Planned Giving Marketing Trends
Posted August 1st, 2014

Perspectives on Planned Giving Marketing Trends

with Aviva Shiff Boedecker

At the Northern California Planned Giving Council’s Annual Conference in May, Sharpe Group Senior Consultant Aviva Shiff Boedecker participated in a panel discussion on marketing trends in planned giving. The following is a summary of the questions the panel received along with her responses.

Q: Are there any absolute “must dos” in planned giving marketing?

A: Absolutely. First and foremost, make sure your donors know planned gifts are welcome! This is a basic but essential step to building your planned giving program. Take advantage of every opportunity to mention the importance bequests and other planned gifts play in your organization’s overall financial picture.

Planned giving messages are often part of a special communications strategy, but they should also be incorporated in alumni communications, programs for performing arts events and listed as checkboxes on current fund appeals and other general publications.

At the same time, make sure you have a firm understanding of the demographics and lifecycle of a typical planned gift donor, including at what age donors typically execute their last will.

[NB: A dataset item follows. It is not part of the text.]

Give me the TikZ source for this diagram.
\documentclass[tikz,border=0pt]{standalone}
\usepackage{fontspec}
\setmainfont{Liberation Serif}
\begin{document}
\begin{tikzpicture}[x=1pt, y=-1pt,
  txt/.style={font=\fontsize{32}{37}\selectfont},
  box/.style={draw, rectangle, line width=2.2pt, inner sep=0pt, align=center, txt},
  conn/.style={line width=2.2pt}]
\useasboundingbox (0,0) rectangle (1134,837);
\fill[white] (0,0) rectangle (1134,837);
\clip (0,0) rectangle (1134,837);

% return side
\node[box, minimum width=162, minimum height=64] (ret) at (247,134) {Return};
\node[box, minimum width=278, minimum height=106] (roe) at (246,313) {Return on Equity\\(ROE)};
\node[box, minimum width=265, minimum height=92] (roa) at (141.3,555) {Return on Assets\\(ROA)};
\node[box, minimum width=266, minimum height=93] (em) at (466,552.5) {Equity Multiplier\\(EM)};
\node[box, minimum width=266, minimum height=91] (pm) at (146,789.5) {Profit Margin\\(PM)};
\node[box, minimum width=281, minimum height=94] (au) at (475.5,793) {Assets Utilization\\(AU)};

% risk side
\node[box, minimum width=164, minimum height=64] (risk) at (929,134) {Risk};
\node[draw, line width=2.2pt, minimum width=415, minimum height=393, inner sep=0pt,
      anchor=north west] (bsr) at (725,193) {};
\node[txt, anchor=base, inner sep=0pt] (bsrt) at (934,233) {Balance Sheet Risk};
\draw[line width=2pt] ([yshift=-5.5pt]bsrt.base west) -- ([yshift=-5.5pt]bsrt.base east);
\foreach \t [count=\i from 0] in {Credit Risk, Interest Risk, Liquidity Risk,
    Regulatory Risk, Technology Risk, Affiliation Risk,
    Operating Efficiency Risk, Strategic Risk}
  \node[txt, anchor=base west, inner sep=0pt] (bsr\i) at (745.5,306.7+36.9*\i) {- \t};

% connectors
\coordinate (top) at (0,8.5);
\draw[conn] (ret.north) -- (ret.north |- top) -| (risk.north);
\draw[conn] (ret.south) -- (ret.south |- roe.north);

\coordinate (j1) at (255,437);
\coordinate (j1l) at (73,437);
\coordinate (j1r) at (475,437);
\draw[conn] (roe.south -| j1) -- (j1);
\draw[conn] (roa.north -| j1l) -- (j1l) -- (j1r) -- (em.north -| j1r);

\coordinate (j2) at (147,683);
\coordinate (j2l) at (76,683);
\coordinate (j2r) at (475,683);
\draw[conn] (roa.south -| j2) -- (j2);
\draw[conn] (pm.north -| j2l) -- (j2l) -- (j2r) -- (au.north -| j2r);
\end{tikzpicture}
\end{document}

Studies have shown that the average age at which donors make the will that actually serves to leave funds for charitable purposes is 79. Given the fact that most fundraisers are asked to operate within a limited budget, it makes sense to target marketing efforts to the appropriate audience—donors aged 70 and older. When designing materials to appeal to this demographic cohort, remember that older persons tend to respond well to printed materials utilizing a larger font that is easy to read.

Q: Are there any “must not dos” in a planned giving marketing program?

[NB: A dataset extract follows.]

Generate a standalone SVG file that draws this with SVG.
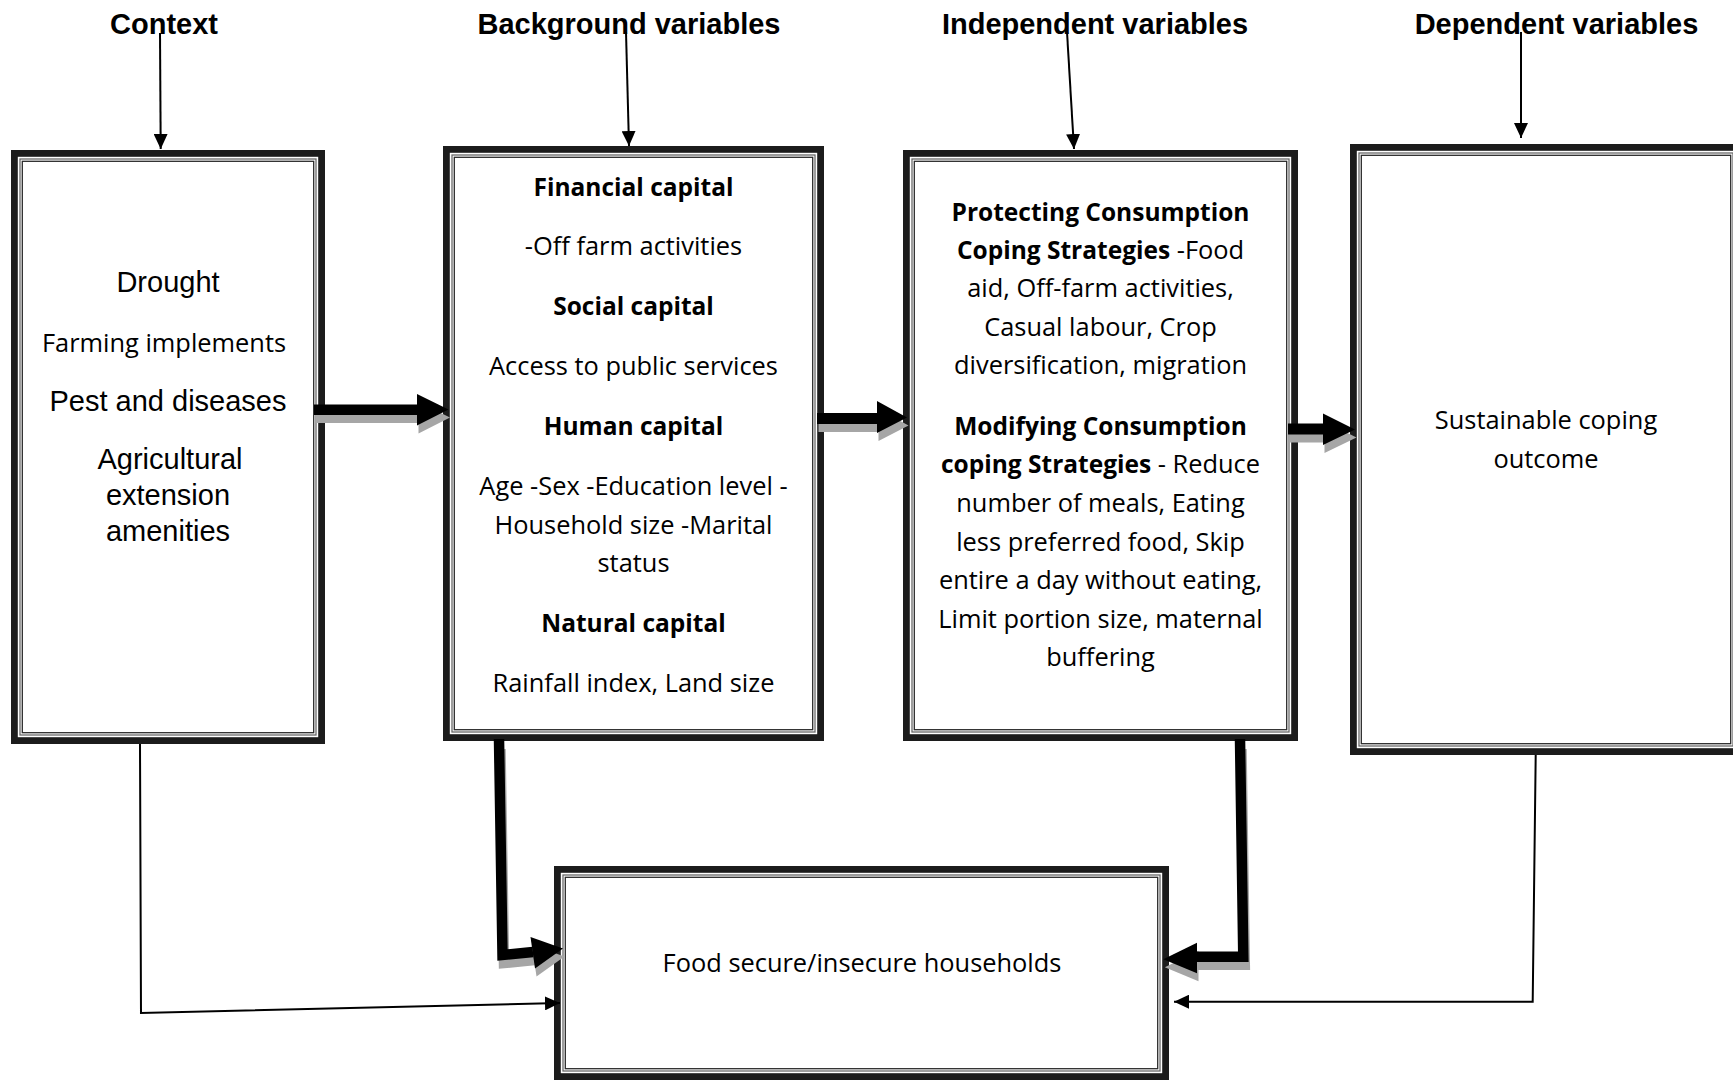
<svg xmlns="http://www.w3.org/2000/svg" width="1733" height="1080" viewBox="0 0 1733 1080">
<defs>
<style>
text{text-anchor:middle;fill:#000}
.t{font-family:"Liberation Sans",Arial,sans-serif;font-weight:bold;font-size:29px}
.a{font-family:"Liberation Sans",Arial,sans-serif;font-size:29px}
.c{font-family:"Open Sans","Noto Sans",sans-serif;font-size:25.4px}
.b{font-weight:bold;font-size:24.5px}
.bo{fill:none;stroke:#1c1c1c;stroke-width:6.8}
.bm{fill:none;stroke:#6a6a6a;stroke-width:1.3}
.bi{fill:none;stroke:#2a2a2a;stroke-width:1.3}
.thin{fill:none;stroke:#000;stroke-width:2;marker-end:url(#ah)}
.fat{fill:none;stroke:#000;stroke-width:10.5;stroke-linejoin:miter}
.fatS{fill:none;stroke:#a6a6a6;stroke-width:10.5;stroke-linejoin:miter}
.hd{fill:#000}
.hdS{fill:#a6a6a6}
</style>
<marker id="ah" viewBox="0 0 15 14" refX="15" refY="7" markerWidth="15" markerHeight="14" markerUnits="userSpaceOnUse" orient="auto">
<path d="M0,0 L15,7 L0,14 Z" fill="#000"/>
</marker>
</defs>
<rect width="1733" height="1080" fill="#fff"/>

<g id="titles">
<text class="t" x="164" y="34">Context</text>
<text class="t" x="629" y="34">Background variables</text>
<text class="t" x="1095" y="34">Independent variables</text>
<text class="t" x="1556.5" y="34">Dependent variables</text>
</g>

<g id="node-context">
<rect class="bo" x="14.4" y="153.4" width="307.2" height="587.2"/>
<rect class="bm" x="20" y="159" width="296" height="576"/>
<rect class="bi" x="22.3" y="161.3" width="291.4" height="571.4"/>
<text class="a" x="168" y="292">Drought</text>
<text class="c" x="164" y="352">Farming implements</text>
<text class="a" x="168" y="411">Pest and diseases</text>
<text class="a" x="170" y="469">Agricultural</text>
<text class="a" x="168" y="505">extension</text>
<text class="a" x="168" y="541">amenities</text>
</g>

<g id="node-background">
<rect class="bo" x="446.4" y="149.4" width="374.2" height="588.2"/>
<rect class="bm" x="452" y="155" width="363" height="577"/>
<rect class="bi" x="454.3" y="157.3" width="358.4" height="572.4"/>
<text class="c b" x="633.5" y="195.5">Financial capital</text>
<text class="c" x="633.5" y="254.5">-Off farm activities</text>
<text class="c b" x="633.5" y="315">Social capital</text>
<text class="c" x="633.5" y="374.5">Access to public services</text>
<text class="c b" x="633.5" y="434.5">Human capital</text>
<text class="c" x="633.5" y="494.5">Age -Sex -Education level -</text>
<text class="c" x="633.5" y="533.5">Household size -Marital</text>
<text class="c" x="633.5" y="572">status</text>
<text class="c b" x="633.5" y="631.5">Natural capital</text>
<text class="c" x="633.5" y="691.5">Rainfall index, Land size</text>
</g>

<g id="node-independent">
<rect class="bo" x="906.4" y="153.4" width="388.2" height="584.2"/>
<rect class="bm" x="912" y="159" width="377" height="573"/>
<rect class="bi" x="914.3" y="161.3" width="372.4" height="568.4"/>
<text class="c b" x="1100.5" y="221">Protecting Consumption</text>
<text class="c" x="1100.5" y="259"><tspan class="b">Coping Strategies</tspan> -Food</text>
<text class="c" x="1100.5" y="297">aid, Off-farm activities,</text>
<text class="c" x="1100.5" y="335.5">Casual labour, Crop</text>
<text class="c" x="1100.5" y="374">diversification, migration</text>
<text class="c b" x="1100.5" y="434.5">Modifying Consumption</text>
<text class="c" x="1100.5" y="473"><tspan class="b">coping Strategies</tspan> - Reduce</text>
<text class="c" x="1100.5" y="512">number of meals, Eating</text>
<text class="c" x="1100.5" y="550.5">less preferred food, Skip</text>
<text class="c" x="1100.5" y="589">entire a day without eating,</text>
<text class="c" x="1100.5" y="627.5">Limit portion size, maternal</text>
<text class="c" x="1100.5" y="666">buffering</text>
</g>

<g id="node-dependent">
<rect class="bo" x="1353.4" y="147.4" width="385.2" height="604.2"/>
<rect class="bm" x="1359" y="153" width="374" height="593"/>
<rect class="bi" x="1361.3" y="155.3" width="369.4" height="588.4"/>
<text class="c" x="1546" y="429">Sustainable coping</text>
<text class="c" x="1546" y="468">outcome</text>
</g>

<g id="node-outcome">
<rect class="bo" x="557.4" y="869.4" width="608.2" height="207.2"/>
<rect class="bm" x="563" y="875" width="597" height="196"/>
<rect class="bi" x="565.3" y="877.3" width="592.4" height="191.4"/>
<text class="c" x="862" y="972">Food secure/insecure households</text>
</g>

<g id="connectors">
<path class="thin" d="M160,33 L160.7,149"/>
<path class="thin" d="M626,32 L629,146"/>
<path class="thin" d="M1067,32 L1074,149"/>
<path class="thin" d="M1521,32 L1521,138"/>

<g transform="translate(1.5,8)">
<polygon class="hdS" points="314,404.5 417,404.5 417,394 448.5,409.5 417,425.5 417,415 314,415"/>
<polygon class="hdS" points="817,413 877,413 877,401 907,417.5 877,433 877,424 817,424"/>
<polygon class="hdS" points="1288,423.5 1323,423.5 1323,413.5 1355,429.5 1323,445 1323,434.5 1288,434.5"/>
<path class="fatS" d="M499,741 L502.5,955 L533,952"/>
<polygon class="hdS" points="530.5,937 563,948.5 535,968.5"/>
<path class="fatS" d="M1240,741 L1243.3,956.7 L1195,956.7"/>
<polygon class="hdS" points="1197,942.7 1163.3,959.3 1197,973.3"/>
</g>
<polygon class="hd" points="314,404.5 417,404.5 417,394 448.5,409.5 417,425.5 417,415 314,415"/>
<polygon class="hd" points="817,413 877,413 877,401 907,417.5 877,433 877,424 817,424"/>
<polygon class="hd" points="1288,423.5 1323,423.5 1323,413.5 1355,429.5 1323,445 1323,434.5 1288,434.5"/>
<path class="fat" d="M499,739 L502.5,955 L533,952"/>
<polygon class="hd" points="530.5,937 563,948.5 535,968.5"/>
<path class="fat" d="M1240,739 L1243.3,956.7 L1195,956.7"/>
<polygon class="hd" points="1197,942.7 1163.3,959.3 1197,973.3"/>

<path class="thin" d="M140,744 L141,1013 L560,1003"/>
<path class="thin" d="M1535.7,755 L1532.7,1001.7 L1174,1001.7"/>
</g>
</svg>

A: Don’t overlook donors of smaller amounts who have been loyal supporters through the years. Planned gifts may offer these donors an opportunity to make a larger gift than they had ever thought possible, and such donors are often the source of the largest planned gifts each year.

Don’t get sidetracked by bells and whistles. Most planned gifts take the form of simple bequests and beneficiary designations from retirement accounts, life insurance policies and other financial accounts. Other planned gift arrangements are also important, but make sure to first cover the basics.

Q: How should a planned giving department measure success? How should management measure return on investment?

A: Following up with those who express interest, making calls and scheduling visits are all necessary and important activities, but in the end one must differentiate quality from quantity. It is better to have a few quality meetings with 80-year-olds than a lot of superficial interactions with 40-year-olds who may not be true prospective planned giving donors for 30 years or more.

Along those lines, a mailing or e-communication that generates a few quality responses from constituents age 70 and above should be considered more successful than a communication that results in a large number of responses from people in their 40s and 50s. A high response rate from this demographic will re- quire you to spend a lot of time following up on inquiries and could possibly result in decades of stewardship before any planned gift is received, thereby reducing the time you have available to spend with more immediate planned gift prospects.

Ask yourself if your goal is to realize income for your organization through matured gifts as quickly as possible or simply to impress higher-ups with a fluffed-up expectancy list and a large legacy society. Planned giving does have a long time horizon, but it need not be as long as some might think. At some point you have to see funds coming in the door.

Q: Who should be my target audience?

A: As I mentioned previously, focus your efforts on older donors, including older recently lapsed donors. If a donor gave regularly for a long time and then stopped, find out why. Contacting these donors is simply good stewardship, and it may open the door to a conversation about future planned gifts.

Q: What new trends have you noticed in planned giving marketing?

A: Organizations that significantly reduced the use of printed materials in the mid-to-late 2000s and instead relied heavily on e-marketing are in many cases returning to print. Many of those who relied on all e-marketing during the Great Recession quickly realized they were not reaching their target audiences, as only a minority of persons over age 70 were online at that point.

While more and more seniors have begun using the Internet, many still do not. According to the Pew Research Internet Project, just 47 percent of persons 75 to 79 and only 37 percent of those 80 and older are online today. Those numbers fall to 34 percent and 21 percent, respectively, where high-speed broadband access is concerned. This is significant when one considers that the average age of gift annuitants is 79 years old, according to a recent study published by the American Council on Gift Annuities.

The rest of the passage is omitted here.